THE REQUEST:
Set down the material below word for word, excluding the pictures.

── RAW DATA

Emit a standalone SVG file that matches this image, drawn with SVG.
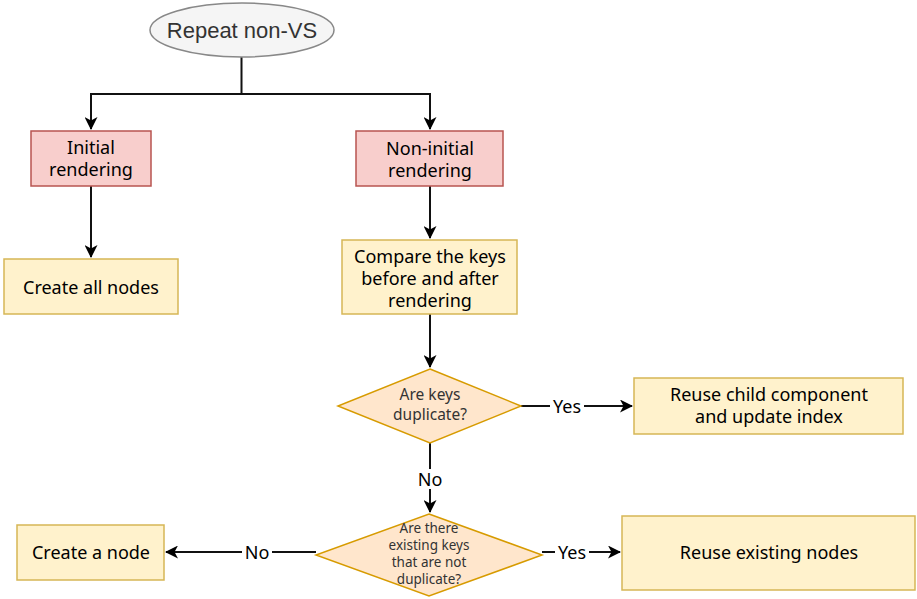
<svg xmlns="http://www.w3.org/2000/svg" width="917" height="599" viewBox="0 0 917 599">
<defs>
<marker id="ah" viewBox="0 0 13 13" refX="12" refY="6.5" markerWidth="13" markerHeight="13" markerUnits="userSpaceOnUse" orient="auto">
<path d="M0,0 L13,6.5 L0,13 L3.5,6.5 Z" fill="#000"/>
</marker>
<style>
.red{fill:#f8cecc;stroke:#b85450;stroke-width:1.5}
.yel{fill:#fff2cc;stroke:#d6b656;stroke-width:1.5}
.dia{fill:#ffe6cc;stroke:#d79b00;stroke-width:1.5}
.t{font-family:"Noto Sans","Open Sans","Liberation Sans",sans-serif;font-size:18px;fill:#000;text-anchor:middle}
.s{font-family:"Noto Sans","Open Sans","Liberation Sans",sans-serif;font-size:15.5px;fill:#333;text-anchor:middle}
.xs{font-family:"Noto Sans","Open Sans","Liberation Sans",sans-serif;font-size:13.5px;fill:#333;text-anchor:middle}
.e{stroke:#111;stroke-width:2;fill:none}
.lbl{font-family:"Noto Sans","Open Sans","Liberation Sans",sans-serif;font-size:18px;fill:#000;text-anchor:middle}
</style>
</defs>
<rect width="917" height="599" fill="#fff"/>
<g id="connectors">
<path class="e" d="M241.5,57 V94 H91 V129" marker-end="url(#ah)"/>
<path class="e" d="M241.5,94 H430 V129" marker-end="url(#ah)"/>
<path class="e" d="M91,186 V257" marker-end="url(#ah)"/>
<path class="e" d="M430,186 V238" marker-end="url(#ah)"/>
<path class="e" d="M430,314 V367" marker-end="url(#ah)"/>
<path class="e" d="M521,406 H632" marker-end="url(#ah)"/>
<path class="e" d="M430,443 V512" marker-end="url(#ah)"/>
<path class="e" d="M542,552 H620" marker-end="url(#ah)"/>
<path class="e" d="M316,552 H166" marker-end="url(#ah)"/>
<rect x="550" y="396" width="34" height="20" fill="#fff"/>
<text class="lbl" x="567" y="413">Yes</text>
<rect x="415" y="469" width="30" height="20" fill="#fff"/>
<text class="lbl" x="430" y="486">No</text>
<rect x="555" y="542" width="34" height="20" fill="#fff"/>
<text class="lbl" x="572" y="559">Yes</text>
<rect x="242" y="542" width="30" height="20" fill="#fff"/>
<text class="lbl" x="257" y="559">No</text>
</g>
<g id="start">
<ellipse cx="242" cy="30" rx="92" ry="27" fill="#f5f5f5" stroke="#888" stroke-width="1.5"/>
<text x="242" y="37.5" font-family="'Liberation Sans',Arial,sans-serif" font-size="22" fill="#333" text-anchor="middle">Repeat non-VS</text>
</g>
<g id="initial">
<rect class="red" x="31" y="131" width="120" height="55"/>
<text class="t" x="91" y="154">Initial</text>
<text class="t" x="91" y="176">rendering</text>
</g>
<g id="noninitial">
<rect class="red" x="356" y="131" width="147" height="55"/>
<text class="t" x="430" y="155">Non-initial</text>
<text class="t" x="430" y="177">rendering</text>
</g>
<g id="createall">
<rect class="yel" x="4" y="259" width="174" height="55"/>
<text class="t" x="91" y="294">Create all nodes</text>
</g>
<g id="compare">
<rect class="yel" x="342" y="240" width="175" height="74"/>
<text class="t" x="430" y="263">Compare the keys</text>
<text class="t" x="430" y="285">before and after</text>
<text class="t" x="430" y="307">rendering</text>
</g>
<g id="dup">
<polygon class="dia" points="430,369 521,406 430,443 338,406"/>
<text class="s" x="430" y="400">Are keys</text>
<text class="s" x="430" y="420">duplicate?</text>
</g>
<g id="reusechild">
<rect class="yel" x="634" y="378" width="269" height="56"/>
<text class="t" x="769" y="401">Reuse child component</text>
<text class="t" x="769" y="423">and update index</text>
</g>
<g id="existing">
<polygon class="dia" points="429,514 542,555 429,596 316,555"/>
<text class="xs" x="429" y="533">Are there</text>
<text class="xs" x="429" y="550">existing keys</text>
<text class="xs" x="429" y="567">that are not</text>
<text class="xs" x="429" y="584">duplicate?</text>
</g>
<g id="reuseexisting">
<rect class="yel" x="622" y="516" width="293" height="74"/>
<text class="t" x="769" y="559">Reuse existing nodes</text>
</g>
<g id="createnode">
<rect class="yel" x="17" y="525" width="147" height="55"/>
<text class="t" x="91" y="559">Create a node</text>
</g>
</svg>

────

SOLUTION TO THIS EXERCISE:
Emit a standalone SVG file that matches this image, drawn with SVG.
<svg xmlns="http://www.w3.org/2000/svg" width="917" height="599" viewBox="0 0 917 599">
<defs>
<marker id="ah" viewBox="0 0 13 13" refX="12" refY="6.5" markerWidth="13" markerHeight="13" markerUnits="userSpaceOnUse" orient="auto">
<path d="M0,0 L13,6.5 L0,13 L3.5,6.5 Z" fill="#000"/>
</marker>
<style>
.red{fill:#f8cecc;stroke:#b85450;stroke-width:1.5}
.yel{fill:#fff2cc;stroke:#d6b656;stroke-width:1.5}
.dia{fill:#ffe6cc;stroke:#d79b00;stroke-width:1.5}
.t{font-family:"Noto Sans","Open Sans","Liberation Sans",sans-serif;font-size:18px;fill:#000;text-anchor:middle}
.s{font-family:"Noto Sans","Open Sans","Liberation Sans",sans-serif;font-size:15.5px;fill:#333;text-anchor:middle}
.xs{font-family:"Noto Sans","Open Sans","Liberation Sans",sans-serif;font-size:13.5px;fill:#333;text-anchor:middle}
.e{stroke:#111;stroke-width:2;fill:none}
.lbl{font-family:"Noto Sans","Open Sans","Liberation Sans",sans-serif;font-size:18px;fill:#000;text-anchor:middle}
</style>
</defs>
<rect width="917" height="599" fill="#fff"/>
<g id="connectors">
<path class="e" d="M241.5,57 V94 H91 V129" marker-end="url(#ah)"/>
<path class="e" d="M241.5,94 H430 V129" marker-end="url(#ah)"/>
<path class="e" d="M91,186 V257" marker-end="url(#ah)"/>
<path class="e" d="M430,186 V238" marker-end="url(#ah)"/>
<path class="e" d="M430,314 V367" marker-end="url(#ah)"/>
<path class="e" d="M521,406 H632" marker-end="url(#ah)"/>
<path class="e" d="M430,443 V512" marker-end="url(#ah)"/>
<path class="e" d="M542,552 H620" marker-end="url(#ah)"/>
<path class="e" d="M316,552 H166" marker-end="url(#ah)"/>
<rect x="550" y="396" width="34" height="20" fill="#fff"/>
<text class="lbl" x="567" y="413">Yes</text>
<rect x="415" y="469" width="30" height="20" fill="#fff"/>
<text class="lbl" x="430" y="486">No</text>
<rect x="555" y="542" width="34" height="20" fill="#fff"/>
<text class="lbl" x="572" y="559">Yes</text>
<rect x="242" y="542" width="30" height="20" fill="#fff"/>
<text class="lbl" x="257" y="559">No</text>
</g>
<g id="start">
<ellipse cx="242" cy="30" rx="92" ry="27" fill="#f5f5f5" stroke="#888" stroke-width="1.5"/>
<text x="242" y="37.5" font-family="'Liberation Sans',Arial,sans-serif" font-size="22" fill="#333" text-anchor="middle">Repeat non-VS</text>
</g>
<g id="initial">
<rect class="red" x="31" y="131" width="120" height="55"/>
<text class="t" x="91" y="154">Initial</text>
<text class="t" x="91" y="176">rendering</text>
</g>
<g id="noninitial">
<rect class="red" x="356" y="131" width="147" height="55"/>
<text class="t" x="430" y="155">Non-initial</text>
<text class="t" x="430" y="177">rendering</text>
</g>
<g id="createall">
<rect class="yel" x="4" y="259" width="174" height="55"/>
<text class="t" x="91" y="294">Create all nodes</text>
</g>
<g id="compare">
<rect class="yel" x="342" y="240" width="175" height="74"/>
<text class="t" x="430" y="263">Compare the keys</text>
<text class="t" x="430" y="285">before and after</text>
<text class="t" x="430" y="307">rendering</text>
</g>
<g id="dup">
<polygon class="dia" points="430,369 521,406 430,443 338,406"/>
<text class="s" x="430" y="400">Are keys</text>
<text class="s" x="430" y="420">duplicate?</text>
</g>
<g id="reusechild">
<rect class="yel" x="634" y="378" width="269" height="56"/>
<text class="t" x="769" y="401">Reuse child component</text>
<text class="t" x="769" y="423">and update index</text>
</g>
<g id="existing">
<polygon class="dia" points="429,514 542,555 429,596 316,555"/>
<text class="xs" x="429" y="533">Are there</text>
<text class="xs" x="429" y="550">existing keys</text>
<text class="xs" x="429" y="567">that are not</text>
<text class="xs" x="429" y="584">duplicate?</text>
</g>
<g id="reuseexisting">
<rect class="yel" x="622" y="516" width="293" height="74"/>
<text class="t" x="769" y="559">Reuse existing nodes</text>
</g>
<g id="createnode">
<rect class="yel" x="17" y="525" width="147" height="55"/>
<text class="t" x="91" y="559">Create a node</text>
</g>
</svg>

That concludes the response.